━━ Data provided

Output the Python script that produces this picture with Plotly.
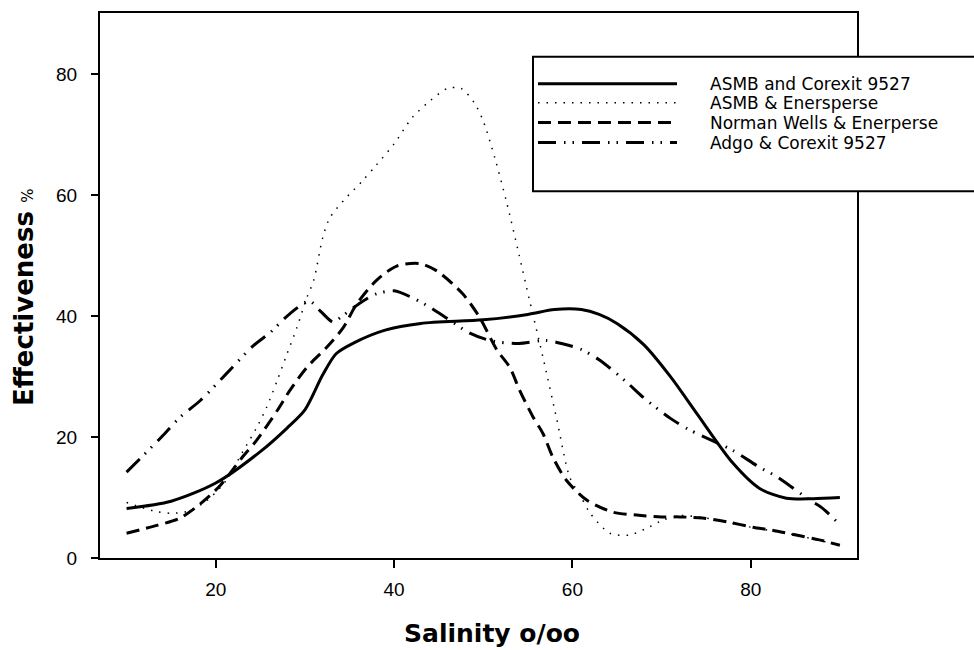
import plotly.graph_objects as go

# ---- data ----
sal_solid = [10, 15, 20, 25, 28, 30, 32, 33.5, 35.5, 39, 43, 50, 55, 58, 61, 63, 65, 68, 71, 74, 78, 81, 84, 87, 90]
asmb_corexit = [8.2, 9.4, 12.4, 17.6, 21.5, 24.5, 30.3, 33.8, 35.6, 37.7, 38.8, 39.4, 40.3, 41.1, 41.1, 40.3, 38.8, 35.3, 30, 23.8, 15.7, 11.5, 9.9, 9.8, 10]

sal_dotted = [10, 13, 15, 17, 19, 21, 23, 24.6, 25.7, 26.9, 28, 29.1, 30.2, 31, 32, 32.8, 34.5, 36.4, 38, 40, 42, 44, 46, 47.5,
              49, 50, 51.3, 52.6, 54, 55.2, 56.7, 58.2, 59.7, 61, 62, 64.2, 66.4, 68.3, 70.2, 72, 75, 80, 85, 90]
asmb_enersperse = [9.2, 7.8, 7.4, 7.8, 9.5, 12.5, 17.5, 21.6, 24.9, 29.4, 33.8, 38.1, 43, 46, 53, 56.3, 59.4, 62.3, 65, 68.5, 72.8, 75.6, 77.7, 77.7,
                   75.3, 72.3, 66.2, 59, 50.3, 42.6, 33.2, 23.3, 13.4, 10, 7.4, 4.1, 3.8, 4.9, 6.3, 7, 6.6, 5.1, 3.8, 2.1]

sal_dashed = [10, 13.4, 16, 18.3, 20.5, 23, 24.6, 26.9, 28.3, 30.2, 32.4, 34.3, 35.8, 38, 40.3, 42.9, 44.8, 47.7, 49.6, 51.5, 53,
              54.1, 55.6, 56.7, 57.8, 59.3, 61.6, 64.5, 67.2, 70, 72, 74.6, 77.6, 80.2, 82.4, 85.1, 87.7, 90]
norman_enersperse = [4.1, 5.4, 6.6, 9, 12, 16.7, 19.5, 24.4, 27.7, 31.5, 34.8, 38.1, 42, 45.9, 48.3, 48.7, 47.5, 43.7, 39.8, 34.5, 31.5,
                     27.7, 23.3, 20.6, 16.7, 12.9, 9.6, 7.6, 7.1, 6.8, 6.8, 6.6, 5.9, 5.1, 4.6, 3.8, 3, 2.1]

sal_dashdot = [10, 11.9, 14.1, 16, 18.3, 21.2, 24.2, 26.1, 28.3, 30.5, 31.7, 33.2, 34, 36, 38, 40, 42, 44, 46, 48.5, 51, 54, 57, 59,
               61, 63, 66, 68, 71, 73, 76, 78, 81, 83, 86.6, 88, 90]
adgo_corexit = [14.2, 17, 20.3, 23.3, 26.1, 30.5, 35.1, 37.3, 40.4, 42.5, 40.9, 39, 39.8, 42, 43.7, 44.2, 43.1, 41.5, 39.6, 37.2, 35.9, 35.5, 36, 35.4,
                34.5, 32.8, 29.2, 26.5, 23.1, 21.3, 19.2, 17.8, 15, 13.4, 9.6, 8.3, 5.5]

series_names = ["ASMB and Corexit 9527", "ASMB & Enersperse", "Norman Wells & Enerperse", "Adgo & Corexit 9527"]
x_ticks = [20, 40, 60, 80]
y_ticks = [0, 20, 40, 60, 80]

# ---- layout geometry (pixels) ----
W, H = 974, 650
L, R, T, B = 100, 857, 11, 558
PW, PH = R - L, B - T


def px(xp):
    return (xp - L) / PW


def py(yp):
    return (B - yp) / PH


styles = [
    dict(color="black", width=3, dash="solid"),
    dict(color="black", width=1.5, dash="1.5px,7px"),
    dict(color="black", width=3, dash="13px,7px"),
    dict(color="black", width=3, dash="18px,8px,1.5px,7px,1.5px,8px"),
]
data = [(sal_solid, asmb_corexit), (sal_dotted, asmb_enersperse), (sal_dashed, norman_enersperse), (sal_dashdot, adgo_corexit)]

fig = go.Figure()
for (xs, ys), name, st in zip(data, series_names, styles):
    fig.add_trace(go.Scatter(x=xs, y=ys, mode="lines", name=name, line=dict(shape="spline", smoothing=0.8, **st),
                             showlegend=False))

tickfont = dict(family="Liberation Sans, Arial", size=19, color="black")
fig.update_xaxes(range=[7.02, 91.92], tickvals=x_ticks, ticks="outside", ticklen=8, tickwidth=2, tickcolor="black",
                 showline=True, linecolor="black", linewidth=2, mirror=True, showgrid=False, zeroline=False,
                 tickfont=tickfont, ticklabelstandoff=5)
fig.update_yaxes(range=[0, 90.17], tickvals=y_ticks, ticks="outside", ticklen=7, tickwidth=2, tickcolor="black",
                 showline=True, linecolor="black", linewidth=2, mirror=True, showgrid=False, zeroline=False,
                 tickfont=tickfont, ticklabelstandoff=10)

shapes = []
annotations = []
# legend box (extends past the right edge as in the reference)
shapes.append(dict(type="rect", xref="paper", yref="paper", x0=px(533), x1=px(990), y0=py(190), y1=py(55),
                   line=dict(color="black", width=2), fillcolor="white", layer="above"))
rows = [82, 101, 121, 141]
for yrow, name, st in zip(rows, series_names, styles):
    shapes.append(dict(type="line", xref="paper", yref="paper", x0=px(538), x1=px(677), y0=py(yrow), y1=py(yrow),
                       line=dict(color="black", width=st["width"], dash=st["dash"]), layer="above"))
    annotations.append(dict(xref="paper", yref="paper", x=px(708), y=py(yrow), xanchor="left", yanchor="middle",
                            text=name, showarrow=False,
                            font=dict(family="DejaVu Sans", size=17, color="black")))

# axis titles
annotations.append(dict(xref="paper", yref="paper", x=px(492), y=py(634), xanchor="center", yanchor="middle",
                        text="<b>Salinity o/oo</b>", showarrow=False,
                        font=dict(family="DejaVu Sans", size=25, color="black")))
annotations.append(dict(xref="paper", yref="paper", x=px(24), y=py(297), xanchor="center", yanchor="middle",
                        text="<b>Effectiveness</b> <span style='font-size:15px'>%</span>", showarrow=False, textangle=-90,
                        font=dict(family="DejaVu Sans", size=26, color="black")))

fig.update_layout(width=W, height=H, margin=dict(l=L, r=W - R, t=T, b=H - B, pad=0),
                  paper_bgcolor="white", plot_bgcolor="white", shapes=shapes, annotations=annotations,
                  showlegend=False)

fig.write_html("out.html")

━━━━

In the data above, please extract the lines from the first one through the line with "9.9, 9.8, 10]", exactly, and keep pictures out.

Output the Python script that produces this picture with Plotly.
import plotly.graph_objects as go

# ---- data ----
sal_solid = [10, 15, 20, 25, 28, 30, 32, 33.5, 35.5, 39, 43, 50, 55, 58, 61, 63, 65, 68, 71, 74, 78, 81, 84, 87, 90]
asmb_corexit = [8.2, 9.4, 12.4, 17.6, 21.5, 24.5, 30.3, 33.8, 35.6, 37.7, 38.8, 39.4, 40.3, 41.1, 41.1, 40.3, 38.8, 35.3, 30, 23.8, 15.7, 11.5, 9.9, 9.8, 10]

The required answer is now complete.